- Katunets
- Coordinates: 43°12′N 24°30′E﻿ / ﻿43.200°N 24.500°E
- Country: Bulgaria
- Province: Lovech
- Municipality: Ugarchin

Government
- • Mayor: Georgi Vytev
- Elevation: 215 m (705 ft)

Population (15 December 2007)
- • Total: 512
- Time zone: UTC+2 (EET)
- • Summer (DST): UTC+3 (EEST)

= Katunets =

Katunets (Катунец) is a Bulgarian village in the Municipality of Ugarchin, northern Bulgaria. The village is situated near the towns of Lovech and Pleven. The 43.5 km long Katuneshka river flows through the village.

==History==

The first document mentioning Katunets is from the Turkish registries in 1840. According to the newspaper "Stremlenie" from 25 February 1912 the population of the village was around 2 750 people at the time.
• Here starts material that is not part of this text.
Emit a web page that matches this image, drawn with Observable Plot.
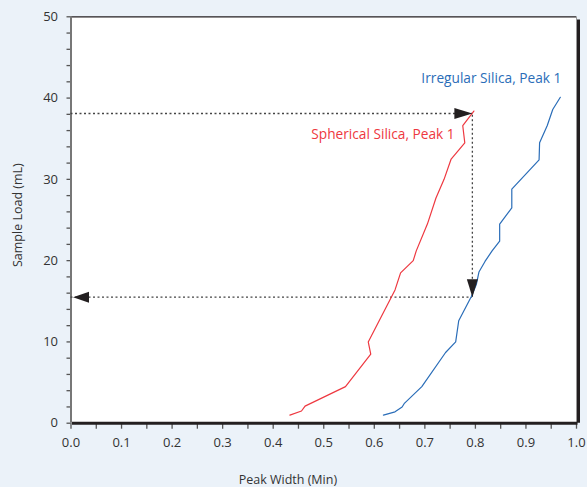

Katunets has soldiers from the Balkan War, the First World War and the Second World War. The village school opened in 1914. A book about the village - "Katunets, small encyclopedia" was released by Vutzo Bobenski and Petar Bobenski.

==Famous people==

- Veselin Toetev Belomazhov — Bulgarian ambassador to Denmark from 2 February 1973 to 1 January 1977.